The government’s decision, which is constantly being repeated that the issue of minimum wage a will only be discussed when conditions of full employment exist, is a position that demonstrates the government’s agreement with the most reactionary neoliberal views that consider low wages, arbitrariness and deregulation as an instrument for reducing unemployment.
It is at a time of a crisis and when working people are coming under pressure that an orderly state and governments have a social responsibility to intervene actively to restore the social balance. So long as this is not done, this in reality turns governments into participants in the process of deregulation and exertion of pressures on the working people.
The second pillar of measures that urgently needs to be taken is the strengthening of the welfare state. More specifically, we consider the following as imperative:
– Immediate start of a dialogue for the abolition of the 12% penalty for those who to choose to retire at 63. Review and modernization of the social insurance system with the aim of ensuring adequate pensions and benefits.
– Introduction of a paid parental leave scheme.
– Strengthen and modernize the public health sector. Address the problems that occur in the operation of the National Health Scheme and in groups of beneficiaries, such as low-income pensioners.
– Establishment of a comprehensive network of care services for children and infants, creation of long-term care infrastructures for the elderly and disabled by the state and local authorities.
– Subsidize the cost of childcare on the basis of socio-economic criteria.
– Social housing schemes and financial subsidy programs for low-wage families to cover the cost of rents.
– Effective measures to prevent the foreclosure of primary family homes and small business premises.
The General Council of PEO in view of the upcoming informal five-party conference convened by the Secretary General of the UN on the Cyprus problem, stresses once again that for the working people of Cyprus the solution of the Cyprus problem and the reunification of our homeland and people is a primary goal, a precondition for steadfast progress and prosperity.

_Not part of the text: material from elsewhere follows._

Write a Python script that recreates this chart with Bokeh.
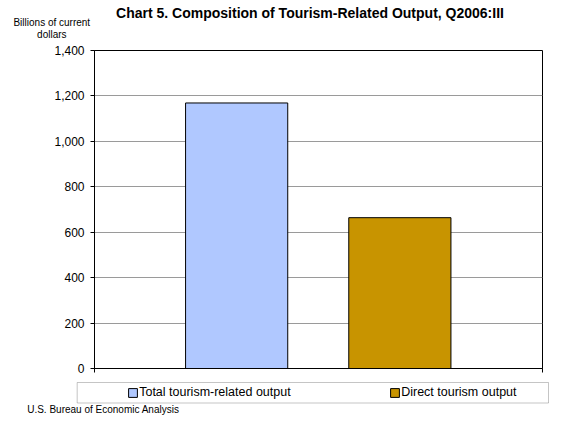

In order for the five-party conference to turn into an opportunity for putting an end to the barren and dangerous stagnation on the Cyprus problem, it is imperative that Turkey and the Turkish Cypriot leader abandon their positions for a two-state solution. At the same time, President Anastasiades needs to stay committed to the convergences that have been agreed so far and to the Guterres Framework. He needs to confirm in practice the Greek Cypriot side’s commitment to the solution of a Bicommunal, Bi-Zonal Federation with political equality, as set out by the Resolutions of the United Nations.
Within this framework, the Parliamentary Elections due to take place on 30th May are of special importance for the working people, for Cyprus.
It does matter for the working people and their struggles, what the balance of forces are inside Parliament. PEO is not indifferent, nor does it adopt a neutral stand in political struggles. In this battle PEO joins its forces with AKEL – Left – New Forces. A vote for AKEL – Left – New Forces means supporting that political force which has always and with consistency continues to support the struggles and demands of the working people, both inside and outside Parliament.
A vote for AKEL – Left – New Forces means strengthening the protective shield of the working people from anti-worker attacks. It means reinfor4cing the prospects for a progressive change, for a Cyprus where the wealth produced will be more equitably and socially balanced, for a Cyprus where working people will have work with regulated rights, for consistency and dedication to the struggle for the reunification of our homeland.